The New York Police Department (NYPD) Hate Crimes Task Force later said in a Tweet that the suspect asked the women to remove their masks immediately before the attack. They also asked for anyone with information on the attacker to come forward.

Theresa told ABC New York that she recently graduated from the Fashion Institute of Technology (FIT) in Manhattan, but following the attack plans to return to Taiwan to be with her parents.

Asked to comment on the case during a legislative session in Taipei Wednesday, Regine Chen (陳慧蓁), deputy head of MOFA's Department of North American Affairs, said Taiwan's representative office in New York was aware of the incident and had tried unsuccessfully to contact Theresa.

Officials also contacted the NYPD but the police said they could not disclose the nationality of the victim, citing privacy reasons, Chen added.

As a result, the ministry is unable to confirm whether the victim is a Taiwanese citizen, Chen said.

Meanwhile, ruling Democratic Progressive Party (DPP) Legislator Wang Ting-yu (王定宇) called on MOFA to take the matter seriously as no government can tolerate its citizen being assaulted overseas.

Although Taiwan and the U.S. maintain cordial relations, the DPP lawmaker said MOFA should push the U.S. police to identify and arrest the perpetrator as quickly as possible.

In a separate press release, MOFA said its office in New York has left contact information with the NYPD in the hope the victim will contact them.

The ministry condemned all forms of violence targeting Asians, while calling on Taiwanese nationals in the U.S. to remain alert.

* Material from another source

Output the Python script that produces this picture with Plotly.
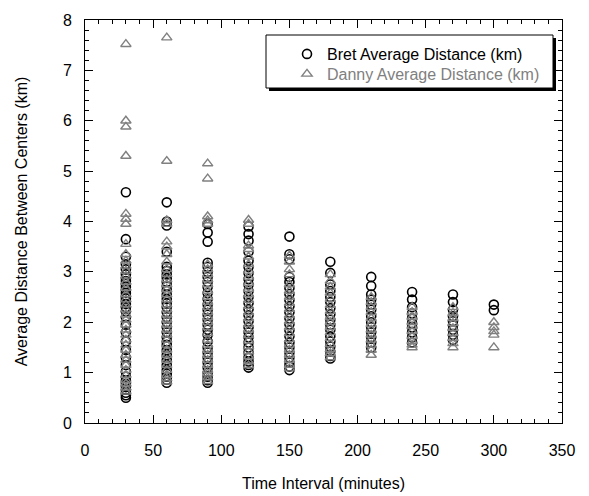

The ministry attaches great importance to the safety of its nationals in the U.S. particularly in the wake of a number of anti-Asian hate crimes recently reported in U.S. cities, according to MOFA.

The ministry has asked its representative offices in the U.S. to stay in close contact with local overseas Taiwanese groups and student associations and to offer assistance if and when needed, it added.